• YOUR TASK: Pictures do not belong in your copy. Repeat all the other data exactly.

• INFORMATION SHOWN:
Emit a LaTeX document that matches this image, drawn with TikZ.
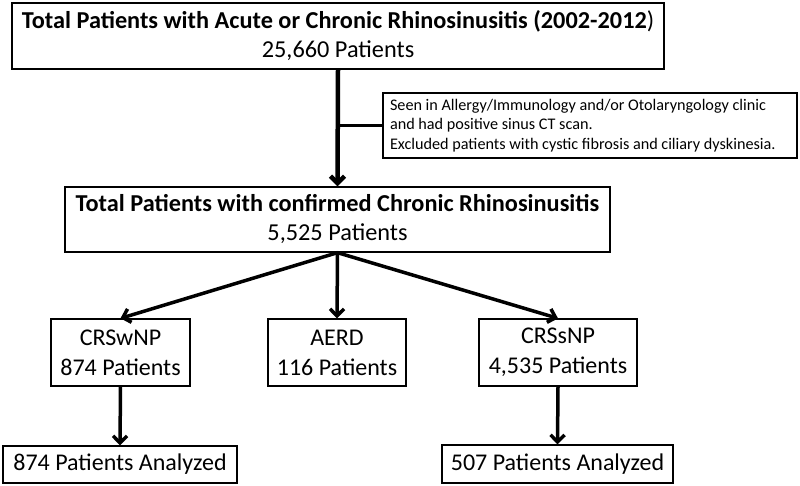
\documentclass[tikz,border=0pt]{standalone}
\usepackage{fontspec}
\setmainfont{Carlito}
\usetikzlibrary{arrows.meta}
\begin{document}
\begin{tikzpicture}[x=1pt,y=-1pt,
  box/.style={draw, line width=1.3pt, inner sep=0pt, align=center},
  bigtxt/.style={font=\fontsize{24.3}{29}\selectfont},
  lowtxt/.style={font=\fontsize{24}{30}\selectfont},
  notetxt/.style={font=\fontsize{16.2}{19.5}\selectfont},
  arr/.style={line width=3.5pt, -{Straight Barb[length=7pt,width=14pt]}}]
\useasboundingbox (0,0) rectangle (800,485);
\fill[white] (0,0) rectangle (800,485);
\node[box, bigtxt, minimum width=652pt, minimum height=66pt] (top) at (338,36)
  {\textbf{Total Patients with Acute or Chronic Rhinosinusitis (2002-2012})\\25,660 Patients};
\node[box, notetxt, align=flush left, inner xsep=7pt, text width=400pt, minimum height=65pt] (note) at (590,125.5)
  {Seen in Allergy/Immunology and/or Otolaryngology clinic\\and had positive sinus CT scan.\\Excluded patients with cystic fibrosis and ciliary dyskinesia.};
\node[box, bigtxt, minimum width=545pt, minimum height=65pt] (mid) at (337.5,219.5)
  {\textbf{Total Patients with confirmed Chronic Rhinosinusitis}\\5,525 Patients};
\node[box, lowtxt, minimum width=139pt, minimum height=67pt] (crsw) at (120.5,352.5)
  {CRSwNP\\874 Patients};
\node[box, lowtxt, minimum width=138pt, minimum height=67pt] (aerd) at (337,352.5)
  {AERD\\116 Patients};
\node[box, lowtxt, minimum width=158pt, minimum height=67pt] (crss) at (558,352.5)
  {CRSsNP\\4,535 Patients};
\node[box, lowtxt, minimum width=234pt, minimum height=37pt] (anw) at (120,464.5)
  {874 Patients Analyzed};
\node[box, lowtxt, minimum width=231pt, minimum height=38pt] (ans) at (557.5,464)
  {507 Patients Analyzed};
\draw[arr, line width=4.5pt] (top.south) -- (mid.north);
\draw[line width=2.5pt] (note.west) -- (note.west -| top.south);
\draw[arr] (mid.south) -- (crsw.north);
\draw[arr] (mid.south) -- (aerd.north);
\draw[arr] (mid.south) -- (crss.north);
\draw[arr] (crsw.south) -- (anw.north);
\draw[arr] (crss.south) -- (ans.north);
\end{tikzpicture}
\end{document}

• ANSWER TO THIS TASK:
Emit a LaTeX document that matches this image, drawn with TikZ.
\documentclass[tikz,border=0pt]{standalone}
\usepackage{fontspec}
\setmainfont{Carlito}
\usetikzlibrary{arrows.meta}
\begin{document}
\begin{tikzpicture}[x=1pt,y=-1pt,
  box/.style={draw, line width=1.3pt, inner sep=0pt, align=center},
  bigtxt/.style={font=\fontsize{24.3}{29}\selectfont},
  lowtxt/.style={font=\fontsize{24}{30}\selectfont},
  notetxt/.style={font=\fontsize{16.2}{19.5}\selectfont},
  arr/.style={line width=3.5pt, -{Straight Barb[length=7pt,width=14pt]}}]
\useasboundingbox (0,0) rectangle (800,485);
\fill[white] (0,0) rectangle (800,485);
\node[box, bigtxt, minimum width=652pt, minimum height=66pt] (top) at (338,36)
  {\textbf{Total Patients with Acute or Chronic Rhinosinusitis (2002-2012})\\25,660 Patients};
\node[box, notetxt, align=flush left, inner xsep=7pt, text width=400pt, minimum height=65pt] (note) at (590,125.5)
  {Seen in Allergy/Immunology and/or Otolaryngology clinic\\and had positive sinus CT scan.\\Excluded patients with cystic fibrosis and ciliary dyskinesia.};
\node[box, bigtxt, minimum width=545pt, minimum height=65pt] (mid) at (337.5,219.5)
  {\textbf{Total Patients with confirmed Chronic Rhinosinusitis}\\5,525 Patients};
\node[box, lowtxt, minimum width=139pt, minimum height=67pt] (crsw) at (120.5,352.5)
  {CRSwNP\\874 Patients};
\node[box, lowtxt, minimum width=138pt, minimum height=67pt] (aerd) at (337,352.5)
  {AERD\\116 Patients};
\node[box, lowtxt, minimum width=158pt, minimum height=67pt] (crss) at (558,352.5)
  {CRSsNP\\4,535 Patients};
\node[box, lowtxt, minimum width=234pt, minimum height=37pt] (anw) at (120,464.5)
  {874 Patients Analyzed};
\node[box, lowtxt, minimum width=231pt, minimum height=38pt] (ans) at (557.5,464)
  {507 Patients Analyzed};
\draw[arr, line width=4.5pt] (top.south) -- (mid.north);
\draw[line width=2.5pt] (note.west) -- (note.west -| top.south);
\draw[arr] (mid.south) -- (crsw.north);
\draw[arr] (mid.south) -- (aerd.north);
\draw[arr] (mid.south) -- (crss.north);
\draw[arr] (crsw.south) -- (anw.north);
\draw[arr] (crss.south) -- (ans.north);
\end{tikzpicture}
\end{document}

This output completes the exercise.